The rate of illnesses from salmonella -- the bug that struck hundreds of Americans in recent outbreaks involving peanut butter and hot peppers -- is twice the level federal agencies had hoped to reach, according to the CDC. Meanwhile, produce-related food poisonings are on the rise.
"We need greater efforts along the food chain -- from farm to table," said Dr. Robert Tauxe of the CDC.
Faced with bigger, more complex food-poisoning outbreaks in recent years, government agencies have been forced to devote the bulk of their resources to reacting only after people became sick. Outbreaks also are becoming more difficult to investigate as more imported food pours into the U.S. and food distribution networks become more complex.
"As supply chains get longer and longer, there's more opportunity for contaminants," said Dr. Stephen F. Sundlof, director of the Food and Drug Administration's (FDA)Center for Food Safety. "One single ingredient can have a very wide distribution."
Investigators also have to cope with the emergence of new forms of illness. "Our pathogens have complicated ecologies that may be changing, and we have very little information about that," Tauxe said.
The CDC report focused on data collected from 10 states through a government surveillance network dubbed FoodNet. The network tracked food-borne pathogens dating back to 1996. The data showed declines in cases of several food-borne illnesses from 1996 to 2004, but those numbers have leveled off since.
In recent years, however, several prominent outbreaks have heightened awareness of food poisoning and triggered several bills in Congress that would overhaul the food safety system.
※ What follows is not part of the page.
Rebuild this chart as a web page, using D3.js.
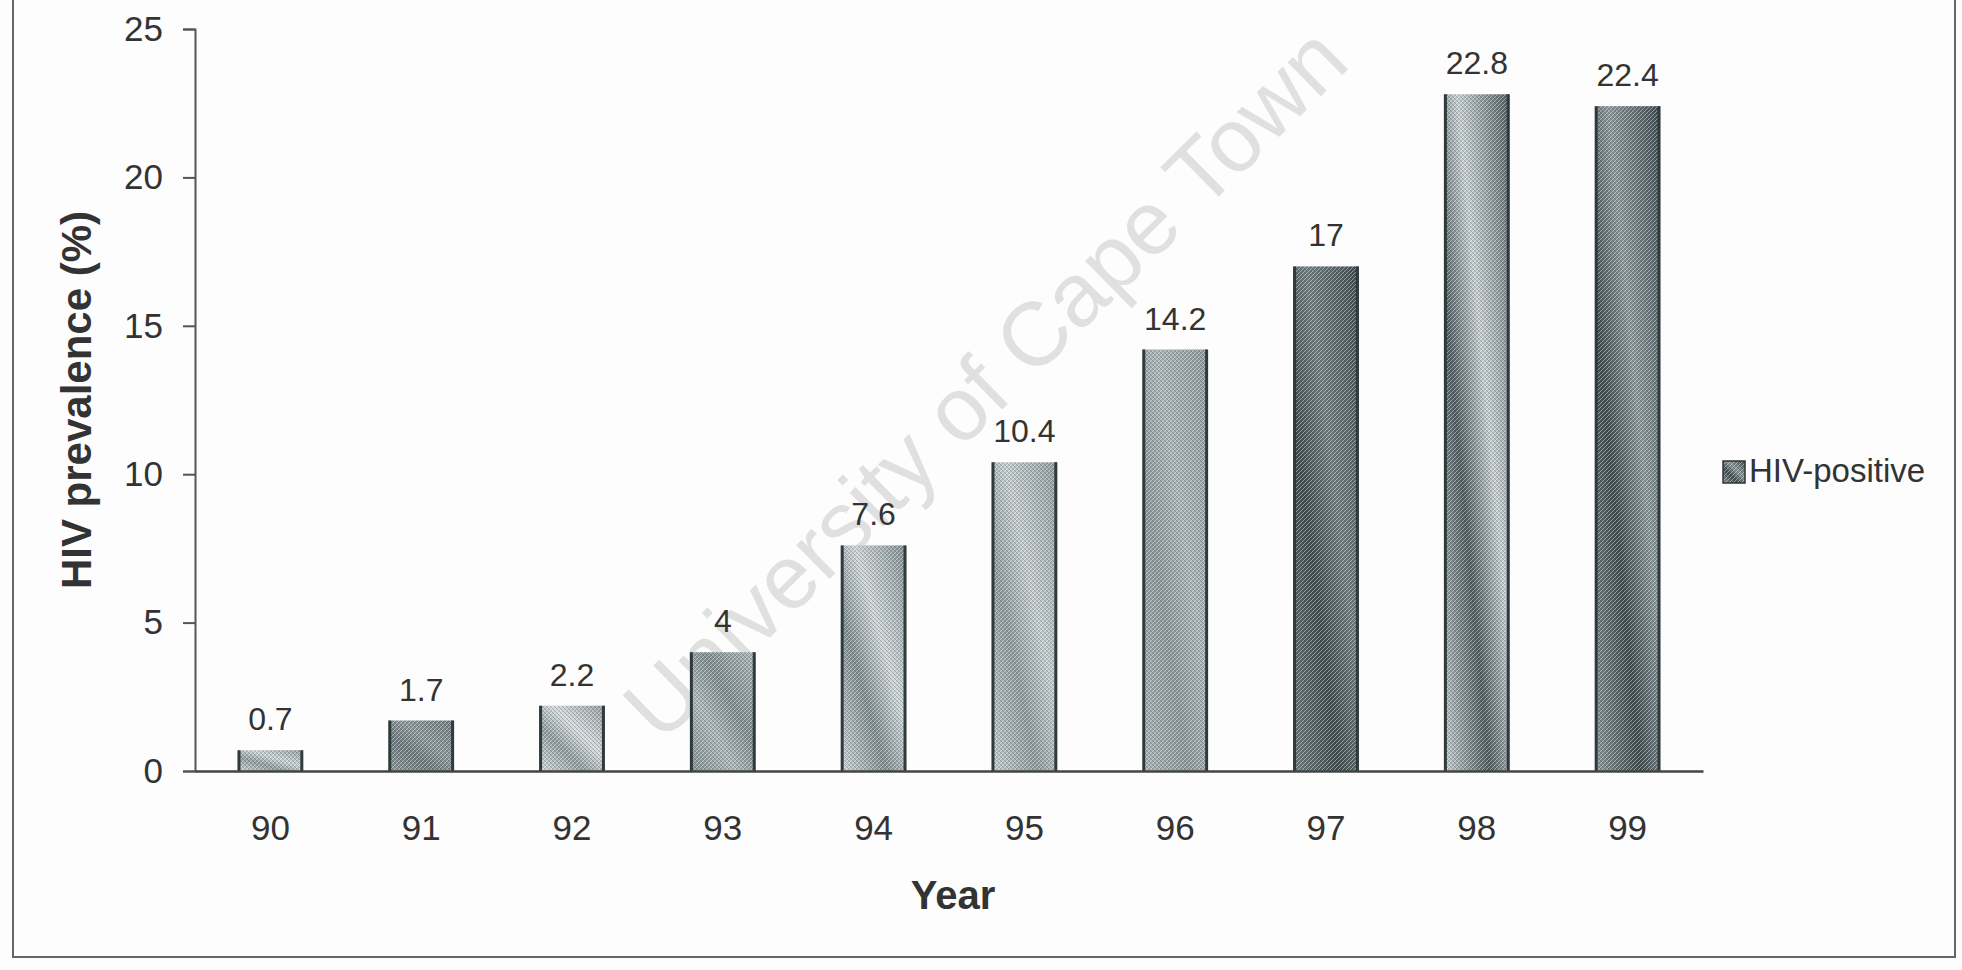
<!DOCTYPE html>
<html>
<head>
<meta charset="utf-8">
<script src="https://cdn.jsdelivr.net/npm/d3@7"></script>
<style>
  html, body { margin: 0; padding: 0; background: #fdfdfd; }
  svg { display: block; }
  text { font-family: "Liberation Sans", Arial, sans-serif; fill: #333; }
</style>
</head>
<body>
<svg id="chart" width="1962" height="970"></svg>
<script>
// ---- data ----
const years = ["90", "91", "92", "93", "94", "95", "96", "97", "98", "99"];
const prevalence = [0.7, 1.7, 2.2, 4, 7.6, 10.4, 14.2, 17, 22.8, 22.4];
const valueLabels = ["0.7", "1.7", "2.2", "4", "7.6", "10.4", "14.2", "17", "22.8", "22.4"];
const yTicks = [0, 5, 10, 15, 20, 25];
const seriesName = "HIV-positive";
const xTitle = "Year";
const yTitle = "HIV prevalence (%)";
const watermark = "University of Cape Town";

// ---- styles (per-bar shading, light/dark stops) ----
const barShades = [
  ["#c9cfd1", "#8e999c"],
  ["#8a9598", "#6c787b"],
  ["#d3d8da", "#8f9a9d"],
  ["#7f8b8e", "#aab3b5"],
  ["#cdd3d5", "#7e8a8d"],
  ["#c3cacc", "#8d989b"],
  ["#a9b2b4", "#8c9699"],
  ["#6f7c80", "#3f4b4f"],
  ["#c6cdcf", "#4d5a5d"],
  ["#8b9699", "#3e4a4d"]
];

const svg = d3.select("#chart");
const defs = svg.append("defs");

// crosshatch texture
const pat = defs.append("pattern")
  .attr("id", "hatch").attr("patternUnits", "userSpaceOnUse")
  .attr("width", 4).attr("height", 4);
pat.append("path").attr("d", "M-1,1 l2,-2 M0,4 l4,-4 M3,5 l2,-2")
  .attr("stroke", "#ffffff").attr("stroke-width", 0.9).attr("opacity", 0.45);
pat.append("path").attr("d", "M-1,3 l2,2 M0,0 l4,4 M3,-1 l2,2")
  .attr("stroke", "#2e3a3d").attr("stroke-width", 0.7).attr("opacity", 0.35);

barShades.forEach((s, i) => {
  const g = defs.append("linearGradient").attr("id", "grad" + i)
    .attr("x1", "0%").attr("y1", "100%").attr("x2", "100%").attr("y2", "0%");
  g.append("stop").attr("offset", "0%").attr("stop-color", s[0]);
  g.append("stop").attr("offset", "35%").attr("stop-color", s[1]);
  g.append("stop").attr("offset", "60%").attr("stop-color", s[0]);
  g.append("stop").attr("offset", "100%").attr("stop-color", s[1]);
});

// ---- frame ----
svg.append("rect")
  .attr("x", 13).attr("y", -10).attr("width", 1942).attr("height", 967)
  .attr("fill", "none").attr("stroke", "#666").attr("stroke-width", 2);

// ---- scales ----
const x = d3.scaleBand().domain(years).range([195, 1703])
  .paddingInner(0.57).paddingOuter(0.285);
const y = d3.scaleLinear().domain([0, 25]).range([771, 29]);

// ---- watermark ----
svg.append("text")
  .attr("transform", "translate(990,388) rotate(-44.5)")
  .attr("text-anchor", "middle").attr("dominant-baseline", "middle")
  .style("font-size", "90px").style("fill", "#e0e0e0")
  .text(watermark);

// ---- bars ----
const bars = svg.append("g");
bars.selectAll("rect.fill").data(prevalence).join("rect")
  .attr("class", "fill")
  .attr("x", (d, i) => x(years[i])).attr("width", x.bandwidth())
  .attr("y", d => y(d)).attr("height", d => y(0) - y(d))
  .attr("fill", (d, i) => `url(#grad${i})`);
bars.selectAll("rect.tex").data(prevalence).join("rect")
  .attr("class", "tex")
  .attr("x", (d, i) => x(years[i])).attr("width", x.bandwidth())
  .attr("y", d => y(d)).attr("height", d => y(0) - y(d))
  .attr("fill", "url(#hatch)");
// dark side edges
bars.selectAll("path.edge").data(prevalence).join("path")
  .attr("class", "edge")
  .attr("d", (d, i) => {
    const x0 = x(years[i]) + 1, x1 = x(years[i]) + x.bandwidth() - 1;
    return `M${x0},${y(0)}V${y(d)}M${x1},${y(d)}V${y(0)}`;
  })
  .attr("stroke", "#2f3a3c").attr("stroke-width", 3).attr("fill", "none");

// value labels
svg.append("g").selectAll("text").data(prevalence).join("text")
  .attr("x", (d, i) => x(years[i]) + x.bandwidth() / 2)
  .attr("y", d => y(d) - 20)
  .attr("text-anchor", "middle")
  .style("font-size", "32px")
  .text((d, i) => valueLabels[i]);

// ---- axes ----
const yAxis = svg.append("g").attr("transform", "translate(195,0)")
  .call(d3.axisLeft(y).tickValues(yTicks).tickSize(12).tickPadding(20));
yAxis.select(".domain").attr("stroke", "#555").attr("stroke-width", 2);
yAxis.selectAll(".tick line").attr("stroke", "#555").attr("stroke-width", 2);
yAxis.selectAll(".tick text").style("font-size", "35px").attr("fill", "#333")
  .style("font-family", "'Liberation Sans', Arial, sans-serif");

const xAxis = svg.append("g").attr("transform", `translate(0,${y(0)})`)
  .call(d3.axisBottom(x).tickSize(0).tickPadding(44));
xAxis.select(".domain").attr("stroke", "#444").attr("stroke-width", 2.5);
xAxis.selectAll(".tick text").style("font-size", "35px").attr("fill", "#333")
  .style("font-family", "'Liberation Sans', Arial, sans-serif");

// ---- titles ----
svg.append("text")
  .attr("x", 953).attr("y", 898)
  .attr("text-anchor", "middle").attr("dominant-baseline", "middle")
  .style("font-size", "40px").style("font-weight", "bold")
  .text(xTitle);
svg.append("text")
  .attr("transform", "translate(80,400) rotate(-90)")
  .attr("text-anchor", "middle").attr("dominant-baseline", "middle")
  .style("font-size", "42px").style("font-weight", "bold")
  .text(yTitle);

// ---- legend ----
const lg = svg.append("g").attr("transform", "translate(1723,461)");
lg.append("rect").attr("width", 22).attr("height", 22).attr("fill", "url(#grad9)");
lg.append("rect").attr("width", 22).attr("height", 22).attr("fill", "url(#hatch)")
  .attr("stroke", "#333").attr("stroke-width", 1.5);
lg.append("text").attr("x", 26).attr("y", 12)
  .attr("dominant-baseline", "middle")
  .style("font-size", "33px")
  .text(seriesName);
</script>
</body>
</html>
President Barack Obama's administration has declared food safety a priority and last month established a Food Safety Working Group to address what the president called an unacceptable status quo.
"Our system of inspection and enforcement is spread out so widely among so many people that it's difficult for different parts of the government to share information, work together and solve problems," the president said in March.
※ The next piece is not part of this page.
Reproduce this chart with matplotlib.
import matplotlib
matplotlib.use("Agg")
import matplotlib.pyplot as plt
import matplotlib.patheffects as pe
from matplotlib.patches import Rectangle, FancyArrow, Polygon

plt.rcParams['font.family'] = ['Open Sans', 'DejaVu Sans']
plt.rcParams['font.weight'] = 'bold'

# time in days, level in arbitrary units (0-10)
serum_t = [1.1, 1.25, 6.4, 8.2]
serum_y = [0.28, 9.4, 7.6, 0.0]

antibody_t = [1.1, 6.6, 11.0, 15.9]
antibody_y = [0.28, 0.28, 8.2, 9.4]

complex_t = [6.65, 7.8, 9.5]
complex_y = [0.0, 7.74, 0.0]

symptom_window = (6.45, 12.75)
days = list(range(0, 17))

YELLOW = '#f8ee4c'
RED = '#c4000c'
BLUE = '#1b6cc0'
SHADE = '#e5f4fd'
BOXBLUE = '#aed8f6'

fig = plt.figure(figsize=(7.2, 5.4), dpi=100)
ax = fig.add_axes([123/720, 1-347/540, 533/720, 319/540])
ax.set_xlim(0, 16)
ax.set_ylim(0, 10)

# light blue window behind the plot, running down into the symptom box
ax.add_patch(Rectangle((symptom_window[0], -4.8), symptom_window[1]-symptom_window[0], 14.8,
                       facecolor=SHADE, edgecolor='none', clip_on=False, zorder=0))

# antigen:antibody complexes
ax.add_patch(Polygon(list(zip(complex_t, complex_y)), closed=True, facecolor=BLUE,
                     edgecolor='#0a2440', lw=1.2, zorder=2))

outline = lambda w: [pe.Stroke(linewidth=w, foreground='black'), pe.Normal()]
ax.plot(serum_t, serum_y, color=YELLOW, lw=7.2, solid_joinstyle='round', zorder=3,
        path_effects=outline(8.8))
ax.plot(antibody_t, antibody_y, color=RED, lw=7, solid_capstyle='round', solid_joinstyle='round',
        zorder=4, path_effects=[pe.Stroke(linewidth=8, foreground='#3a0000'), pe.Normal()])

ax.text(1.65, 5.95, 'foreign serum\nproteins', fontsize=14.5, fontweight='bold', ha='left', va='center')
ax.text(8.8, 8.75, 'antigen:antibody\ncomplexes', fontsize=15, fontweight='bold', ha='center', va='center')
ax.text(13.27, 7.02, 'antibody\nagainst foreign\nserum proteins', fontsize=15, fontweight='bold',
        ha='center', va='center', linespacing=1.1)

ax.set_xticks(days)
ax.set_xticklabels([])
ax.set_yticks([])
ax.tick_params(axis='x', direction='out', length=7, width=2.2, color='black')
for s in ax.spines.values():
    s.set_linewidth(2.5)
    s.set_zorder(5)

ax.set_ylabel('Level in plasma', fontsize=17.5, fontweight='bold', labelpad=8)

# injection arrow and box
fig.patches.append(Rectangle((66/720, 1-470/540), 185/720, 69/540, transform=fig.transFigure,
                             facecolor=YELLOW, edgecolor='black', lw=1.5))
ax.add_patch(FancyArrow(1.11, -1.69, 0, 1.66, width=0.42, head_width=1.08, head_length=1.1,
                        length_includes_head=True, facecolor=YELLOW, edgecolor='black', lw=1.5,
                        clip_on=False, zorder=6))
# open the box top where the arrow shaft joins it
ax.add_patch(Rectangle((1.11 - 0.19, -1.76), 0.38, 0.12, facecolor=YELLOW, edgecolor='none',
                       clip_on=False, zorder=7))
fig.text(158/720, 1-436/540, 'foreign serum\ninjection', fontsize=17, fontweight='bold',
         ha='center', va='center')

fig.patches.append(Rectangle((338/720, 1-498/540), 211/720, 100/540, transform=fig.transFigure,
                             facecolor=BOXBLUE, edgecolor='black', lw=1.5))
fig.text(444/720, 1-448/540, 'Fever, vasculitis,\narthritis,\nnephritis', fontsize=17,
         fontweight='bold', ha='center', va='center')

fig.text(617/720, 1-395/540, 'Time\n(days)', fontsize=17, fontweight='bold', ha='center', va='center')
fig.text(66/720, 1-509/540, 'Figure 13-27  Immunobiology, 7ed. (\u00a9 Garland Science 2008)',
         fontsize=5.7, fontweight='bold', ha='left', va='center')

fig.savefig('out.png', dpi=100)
The agencies responsible for food safety and responding to outbreaks are vast, unwieldy and often fail to communicate effectively, many critics and regulators say. Last year, when a cluster of salmonellosis cases appeared in Missouri's Jefferson County, inspectors and scientists from three federal agencies came to the area to oversee different parts of the investigation.
"We've dealt directly with the CDC, the FDA and the Department of Agriculture on some of these issues as most health departments have," said Dennis Diehl, the county's health director. "But because of the way the responsibilities are delegated to those different agencies, the FDA doesn't always know what Agriculture or what CDC is doing, and sometimes it's hard to get information."
Critics say the FDA, which oversees 80% of the food in the U.S., is overwhelmed and devotes more resources to drug oversight than food. Last year, however, the agency hired 150 more inspectors, and its plans to hire roughly 30 more scientists and consumer safety officers. The agency also has opened several international offices, in China, Latin America and India. "It's become very clear that preventative controls are critical," said David Acheson, associate commissioner for foods at the FDA. "FDA certainly needs to do more inspections."
Food safety experts generally agree that more inspections and more emphasis on prevention rather than reaction will be key to addresses food poisoning challenges.
One bill introduced in Congress would call for a single food safety agency to streamline the food safety system. Another calls for preventative controls in high-risk facilities and points along the food chain.
Michael Taylor, a professor at the George Washington School of Public Health and former deputy commissioner for policy at the FDA, agrees the country's food safety system needs to undergo a "paradigm shift."
"It has to shift from people getting sick to a framework of prevention where you clarify the industry's duty to implement modern preventative controls," Taylor said. "Also defining through government standards what's good enough, and following up with inspection and enforcement."
Taylor, as well as other food safety experts, say the time is ripe for substantial change, noting the reform theme of Obama's administration.
"You've got a visible presence for reform," Taylor said, "and that's an important part of this."